#### [TASK INSTRUCTIONS]
Gather the lines from the material that contain "this".

#### [RECORD EXCERPTS]

--

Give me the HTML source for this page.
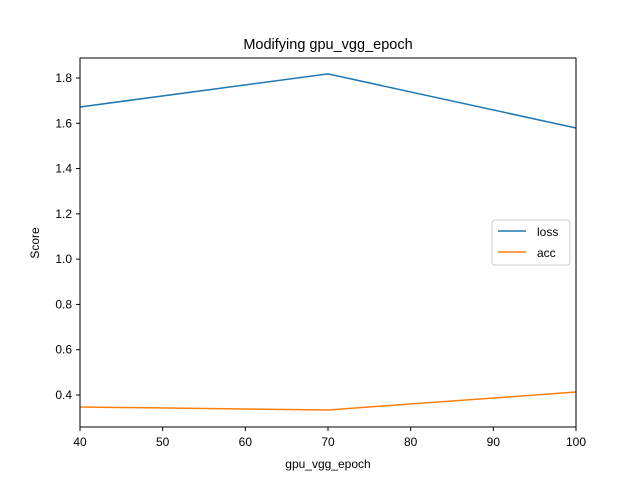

--

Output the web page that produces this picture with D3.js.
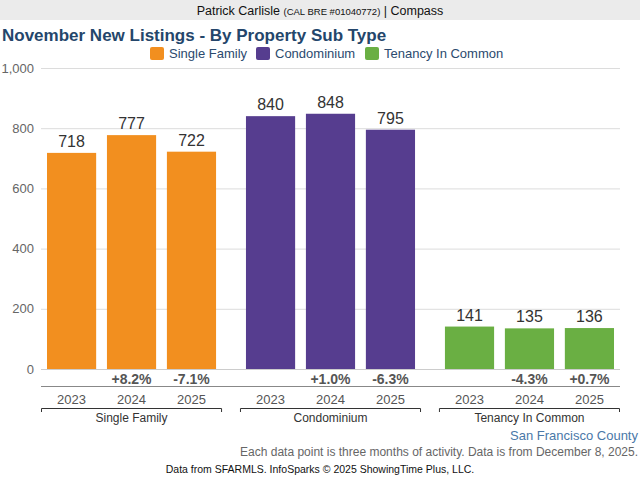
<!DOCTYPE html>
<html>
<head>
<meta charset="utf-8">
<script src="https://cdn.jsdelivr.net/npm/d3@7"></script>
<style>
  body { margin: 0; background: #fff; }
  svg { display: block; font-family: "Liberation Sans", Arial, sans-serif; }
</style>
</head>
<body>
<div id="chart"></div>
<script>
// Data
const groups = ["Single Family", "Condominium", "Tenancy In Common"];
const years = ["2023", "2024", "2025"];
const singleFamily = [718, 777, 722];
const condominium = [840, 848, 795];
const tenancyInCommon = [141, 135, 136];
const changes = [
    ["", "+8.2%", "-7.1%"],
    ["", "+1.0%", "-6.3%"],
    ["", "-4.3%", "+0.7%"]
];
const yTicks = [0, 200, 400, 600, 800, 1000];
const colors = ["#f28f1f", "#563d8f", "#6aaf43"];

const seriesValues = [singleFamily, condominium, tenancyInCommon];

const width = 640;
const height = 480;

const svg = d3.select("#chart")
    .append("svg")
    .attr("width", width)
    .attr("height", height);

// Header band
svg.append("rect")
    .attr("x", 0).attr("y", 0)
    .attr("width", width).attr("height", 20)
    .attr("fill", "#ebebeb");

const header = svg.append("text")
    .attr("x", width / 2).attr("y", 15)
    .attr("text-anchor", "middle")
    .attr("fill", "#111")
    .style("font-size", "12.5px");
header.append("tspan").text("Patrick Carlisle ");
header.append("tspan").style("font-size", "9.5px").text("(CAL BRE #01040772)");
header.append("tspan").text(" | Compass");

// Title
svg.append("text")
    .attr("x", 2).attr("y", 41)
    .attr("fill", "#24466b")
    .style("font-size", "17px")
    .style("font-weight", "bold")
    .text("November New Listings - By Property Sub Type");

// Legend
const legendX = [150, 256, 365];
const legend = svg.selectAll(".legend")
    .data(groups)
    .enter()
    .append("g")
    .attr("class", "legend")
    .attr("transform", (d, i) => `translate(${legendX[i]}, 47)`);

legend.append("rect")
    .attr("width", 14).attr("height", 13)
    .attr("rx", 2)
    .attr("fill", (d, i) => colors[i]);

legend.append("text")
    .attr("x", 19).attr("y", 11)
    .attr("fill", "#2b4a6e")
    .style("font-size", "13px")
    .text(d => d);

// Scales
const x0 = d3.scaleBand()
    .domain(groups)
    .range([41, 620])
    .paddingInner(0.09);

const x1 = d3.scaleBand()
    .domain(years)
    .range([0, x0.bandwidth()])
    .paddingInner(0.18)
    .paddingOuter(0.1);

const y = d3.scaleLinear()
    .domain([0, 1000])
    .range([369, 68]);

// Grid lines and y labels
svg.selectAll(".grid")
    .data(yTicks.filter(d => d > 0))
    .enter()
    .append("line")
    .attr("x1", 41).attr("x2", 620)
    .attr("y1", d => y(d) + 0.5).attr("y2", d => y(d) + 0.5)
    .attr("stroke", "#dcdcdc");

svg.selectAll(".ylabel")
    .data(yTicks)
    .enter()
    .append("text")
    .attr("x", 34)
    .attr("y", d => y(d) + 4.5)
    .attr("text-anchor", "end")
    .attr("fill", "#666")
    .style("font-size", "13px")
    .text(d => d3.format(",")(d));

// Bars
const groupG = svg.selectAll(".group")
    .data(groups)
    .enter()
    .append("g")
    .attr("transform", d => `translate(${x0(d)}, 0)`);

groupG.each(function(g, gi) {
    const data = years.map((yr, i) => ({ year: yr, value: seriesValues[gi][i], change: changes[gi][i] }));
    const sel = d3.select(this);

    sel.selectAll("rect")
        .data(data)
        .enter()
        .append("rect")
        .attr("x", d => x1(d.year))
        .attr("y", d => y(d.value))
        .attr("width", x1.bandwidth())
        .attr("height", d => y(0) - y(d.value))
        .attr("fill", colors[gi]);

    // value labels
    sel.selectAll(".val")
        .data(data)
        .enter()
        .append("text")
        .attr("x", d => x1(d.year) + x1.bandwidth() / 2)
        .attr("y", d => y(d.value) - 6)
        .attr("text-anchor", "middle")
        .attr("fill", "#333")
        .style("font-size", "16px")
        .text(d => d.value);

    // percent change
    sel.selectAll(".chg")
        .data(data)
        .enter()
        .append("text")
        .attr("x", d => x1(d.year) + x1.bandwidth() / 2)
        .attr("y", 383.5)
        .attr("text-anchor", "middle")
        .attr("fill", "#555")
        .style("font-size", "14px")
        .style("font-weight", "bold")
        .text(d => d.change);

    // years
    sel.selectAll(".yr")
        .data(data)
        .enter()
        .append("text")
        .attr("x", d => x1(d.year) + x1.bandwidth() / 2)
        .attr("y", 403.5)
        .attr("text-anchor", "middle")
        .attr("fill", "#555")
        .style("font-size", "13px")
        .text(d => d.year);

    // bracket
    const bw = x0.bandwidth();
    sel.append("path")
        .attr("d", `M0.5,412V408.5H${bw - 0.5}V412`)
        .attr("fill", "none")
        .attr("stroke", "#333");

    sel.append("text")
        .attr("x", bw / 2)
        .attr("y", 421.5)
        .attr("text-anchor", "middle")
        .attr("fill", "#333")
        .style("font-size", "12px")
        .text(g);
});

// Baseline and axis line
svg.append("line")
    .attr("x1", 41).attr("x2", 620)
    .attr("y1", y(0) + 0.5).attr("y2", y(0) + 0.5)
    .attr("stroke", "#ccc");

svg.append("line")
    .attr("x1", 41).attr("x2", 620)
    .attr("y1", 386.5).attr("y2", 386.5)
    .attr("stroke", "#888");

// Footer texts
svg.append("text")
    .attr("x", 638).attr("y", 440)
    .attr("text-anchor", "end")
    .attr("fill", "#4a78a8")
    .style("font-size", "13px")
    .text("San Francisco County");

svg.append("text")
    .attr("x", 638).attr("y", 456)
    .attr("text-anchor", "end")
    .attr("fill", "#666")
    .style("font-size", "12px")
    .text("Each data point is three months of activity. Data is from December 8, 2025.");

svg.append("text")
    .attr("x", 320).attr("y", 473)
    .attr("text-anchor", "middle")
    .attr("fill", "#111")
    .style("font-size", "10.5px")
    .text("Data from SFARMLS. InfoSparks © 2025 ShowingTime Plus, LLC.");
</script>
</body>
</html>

--

#### [REPLY]
Give me the HTML source for this page.
Output the web page that produces this picture with D3.js.
    const sel = d3.select(this);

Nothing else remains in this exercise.